EXERCISE PROMPT: Output the material below unchanged, apart from leaving out the pictures.

<<<<

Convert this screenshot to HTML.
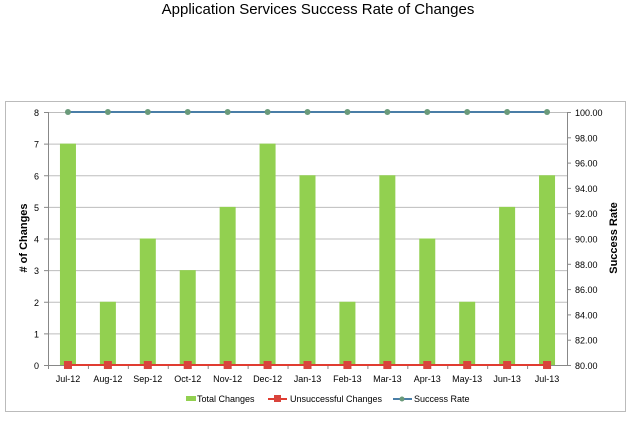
<!DOCTYPE html>
<html><head><meta charset="utf-8"><style>
body{margin:0;background:#fff;width:636px;height:417px;overflow:hidden;font-family:"Liberation Sans",sans-serif}
</style></head><body>
<svg width="636" height="417" xmlns="http://www.w3.org/2000/svg">
<text x="318" y="14" text-anchor="middle" font-size="15">Application Services Success Rate of Changes</text>
<rect x="5.5" y="101.5" width="620" height="310" fill="none" stroke="#bbb"/>
<g id="grid"></g><g id="bars"></g><g id="axes"></g><g id="lines"></g>
<text transform="translate(27,238) rotate(-90)" text-anchor="middle" font-size="11" font-weight="bold"># of Changes</text>
<text transform="translate(617,238) rotate(-90)" text-anchor="middle" font-size="11" font-weight="bold">Success Rate</text>
<g font-size="9">
<g><rect x="186" y="396" width="10" height="5" fill="#92d050"/><text x="197" y="402">Total Changes</text></g>
<g><line x1="268" y1="399" x2="287" y2="399" stroke="#e03c31" stroke-width="2"/><rect x="274" y="395" width="7" height="7" fill="#d9443c"/><text x="290" y="402">Unsuccessful Changes</text></g>
<g><line x1="393" y1="399" x2="412" y2="399" stroke="#4a7ea7" stroke-width="2"/><circle cx="402" cy="399" r="2.5" fill="#6a9a7a"/><text x="414" y="402">Success Rate</text></g>
</g>
</svg>
<script>
const categories=["Jul-12","Aug-12","Sep-12","Oct-12","Nov-12","Dec-12","Jan-13","Feb-13","Mar-13","Apr-13","May-13","Jun-13","Jul-13"];
const totalChanges=[7,2,4,3,5,7,6,2,6,4,2,5,6];
const unsuccessful=[0,0,0,0,0,0,0,0,0,0,0,0,0];
const successRate=[100,100,100,100,100,100,100,100,100,100,100,100,100];
const leftTicks=[0,1,2,3,4,5,6,7,8];
const rightTicks=["80.00","82.00","84.00","86.00","88.00","90.00","92.00","94.00","96.00","98.00","100.00"];
const NS="http://www.w3.org/2000/svg";
const X0=48,X1=567,Y0=365,Y1=112;
const bw=(X1-X0)/categories.length;
const xc=i=>X0+bw*(i+0.5);
const yl=v=>Y0-(v/8)*(Y0-Y1);
const yr=v=>Y0-((v-80)/20)*(Y0-Y1);
function mk(tag,attrs,parent){const e=document.createElementNS(NS,tag);for(const k in attrs)e.setAttribute(k,attrs[k]);document.getElementById(parent).appendChild(e);return e;}
leftTicks.forEach(t=>{
 const g=mk("line",{x1:X0,x2:X1,y1:yl(t)+.5,y2:yl(t)+.5,stroke:"#bdbdbd"},"grid");
 
 
 const tx=mk("text",{x:39,y:yl(t)+4,"text-anchor":"end","font-size":"9"},"axes");tx.textContent=t;
 
 
 mk("line",{x1:X0-4,x2:X0,y1:yl(t)+.5,y2:yl(t)+.5,stroke:"#888"},"axes");
});
rightTicks.forEach(t=>{
 const v=parseFloat(t);
 const tx=mk("text",{x:575,y:yr(v)+4,"font-size":"9"},"axes");tx.textContent=t;
 
 
 mk("line",{x1:X1,x2:X1+4,y1:yr(v)+.5,y2:yr(v)+.5,stroke:"#888"},"axes");
});
mk("line",{x1:X0+.5,x2:X0+.5,y1:Y1,y2:Y0,stroke:"#888"},"axes");
mk("line",{x1:X1+.5,x2:X1+.5,y1:Y1,y2:Y0,stroke:"#888"},"axes");
mk("line",{x1:X0,x2:X1,y1:Y0+.5,y2:Y0+.5,stroke:"#888"},"axes");
categories.forEach((c,i)=>{
 const b=mk("rect",{x:xc(i)-8,y:yl(totalChanges[i]),width:16,height:Y0-yl(totalChanges[i]),fill:"#92d050"},"bars");
 
 
 const tx=mk("text",{x:xc(i),y:382,"text-anchor":"middle","font-size":"9"},"axes");tx.textContent=c;
 
 
 mk("line",{x1:X0+bw*i+.5,x2:X0+bw*i+.5,y1:Y0,y2:Y0+4,stroke:"#888"},"axes");
});
const l1=mk("polyline",{points:unsuccessful.map((v,i)=>xc(i)+","+yl(v)).join(" "),fill:"none",stroke:"#e03c31","stroke-width":2},"lines");


const l2=mk("polyline",{points:successRate.map((v,i)=>xc(i)+","+yr(v)).join(" "),fill:"none",stroke:"#4a7ea7","stroke-width":2},"lines");


categories.forEach((c,i)=>{
 const m=mk("rect",{x:xc(i)-4,y:yl(unsuccessful[i])-4,width:8,height:8,fill:"#d9443c"},"lines");
 
 
 const p=mk("circle",{cx:xc(i),cy:yr(successRate[i]),r:3,fill:"#6a9a7a"},"lines");
 
 
});
</script>
</body></html>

>>>>

TASK RESPONSE:
Convert this screenshot to HTML.
<!DOCTYPE html>
<html><head><meta charset="utf-8"><style>
body{margin:0;background:#fff;width:636px;height:417px;overflow:hidden;font-family:"Liberation Sans",sans-serif}
</style></head><body>
<svg width="636" height="417" xmlns="http://www.w3.org/2000/svg">
<text x="318" y="14" text-anchor="middle" font-size="15">Application Services Success Rate of Changes</text>
<rect x="5.5" y="101.5" width="620" height="310" fill="none" stroke="#bbb"/>
<g id="grid"></g><g id="bars"></g><g id="axes"></g><g id="lines"></g>
<text transform="translate(27,238) rotate(-90)" text-anchor="middle" font-size="11" font-weight="bold"># of Changes</text>
<text transform="translate(617,238) rotate(-90)" text-anchor="middle" font-size="11" font-weight="bold">Success Rate</text>
<g font-size="9">
<g><rect x="186" y="396" width="10" height="5" fill="#92d050"/><text x="197" y="402">Total Changes</text></g>
<g><line x1="268" y1="399" x2="287" y2="399" stroke="#e03c31" stroke-width="2"/><rect x="274" y="395" width="7" height="7" fill="#d9443c"/><text x="290" y="402">Unsuccessful Changes</text></g>
<g><line x1="393" y1="399" x2="412" y2="399" stroke="#4a7ea7" stroke-width="2"/><circle cx="402" cy="399" r="2.5" fill="#6a9a7a"/><text x="414" y="402">Success Rate</text></g>
</g>
</svg>
<script>
const categories=["Jul-12","Aug-12","Sep-12","Oct-12","Nov-12","Dec-12","Jan-13","Feb-13","Mar-13","Apr-13","May-13","Jun-13","Jul-13"];
const totalChanges=[7,2,4,3,5,7,6,2,6,4,2,5,6];
const unsuccessful=[0,0,0,0,0,0,0,0,0,0,0,0,0];
const successRate=[100,100,100,100,100,100,100,100,100,100,100,100,100];
const leftTicks=[0,1,2,3,4,5,6,7,8];
const rightTicks=["80.00","82.00","84.00","86.00","88.00","90.00","92.00","94.00","96.00","98.00","100.00"];
const NS="http://www.w3.org/2000/svg";
const X0=48,X1=567,Y0=365,Y1=112;
const bw=(X1-X0)/categories.length;
const xc=i=>X0+bw*(i+0.5);
const yl=v=>Y0-(v/8)*(Y0-Y1);
const yr=v=>Y0-((v-80)/20)*(Y0-Y1);
function mk(tag,attrs,parent){const e=document.createElementNS(NS,tag);for(const k in attrs)e.setAttribute(k,attrs[k]);document.getElementById(parent).appendChild(e);return e;}
leftTicks.forEach(t=>{
 const g=mk("line",{x1:X0,x2:X1,y1:yl(t)+.5,y2:yl(t)+.5,stroke:"#bdbdbd"},"grid");
 
 
 const tx=mk("text",{x:39,y:yl(t)+4,"text-anchor":"end","font-size":"9"},"axes");tx.textContent=t;
 
 
 mk("line",{x1:X0-4,x2:X0,y1:yl(t)+.5,y2:yl(t)+.5,stroke:"#888"},"axes");
});
rightTicks.forEach(t=>{
 const v=parseFloat(t);
 const tx=mk("text",{x:575,y:yr(v)+4,"font-size":"9"},"axes");tx.textContent=t;
 
 
 mk("line",{x1:X1,x2:X1+4,y1:yr(v)+.5,y2:yr(v)+.5,stroke:"#888"},"axes");
});
mk("line",{x1:X0+.5,x2:X0+.5,y1:Y1,y2:Y0,stroke:"#888"},"axes");
mk("line",{x1:X1+.5,x2:X1+.5,y1:Y1,y2:Y0,stroke:"#888"},"axes");
mk("line",{x1:X0,x2:X1,y1:Y0+.5,y2:Y0+.5,stroke:"#888"},"axes");
categories.forEach((c,i)=>{
 const b=mk("rect",{x:xc(i)-8,y:yl(totalChanges[i]),width:16,height:Y0-yl(totalChanges[i]),fill:"#92d050"},"bars");
 
 
 const tx=mk("text",{x:xc(i),y:382,"text-anchor":"middle","font-size":"9"},"axes");tx.textContent=c;
 
 
 mk("line",{x1:X0+bw*i+.5,x2:X0+bw*i+.5,y1:Y0,y2:Y0+4,stroke:"#888"},"axes");
});
const l1=mk("polyline",{points:unsuccessful.map((v,i)=>xc(i)+","+yl(v)).join(" "),fill:"none",stroke:"#e03c31","stroke-width":2},"lines");


const l2=mk("polyline",{points:successRate.map((v,i)=>xc(i)+","+yr(v)).join(" "),fill:"none",stroke:"#4a7ea7","stroke-width":2},"lines");


categories.forEach((c,i)=>{
 const m=mk("rect",{x:xc(i)-4,y:yl(unsuccessful[i])-4,width:8,height:8,fill:"#d9443c"},"lines");
 
 
 const p=mk("circle",{cx:xc(i),cy:yr(successRate[i]),r:3,fill:"#6a9a7a"},"lines");
 
 
});
</script>
</body></html>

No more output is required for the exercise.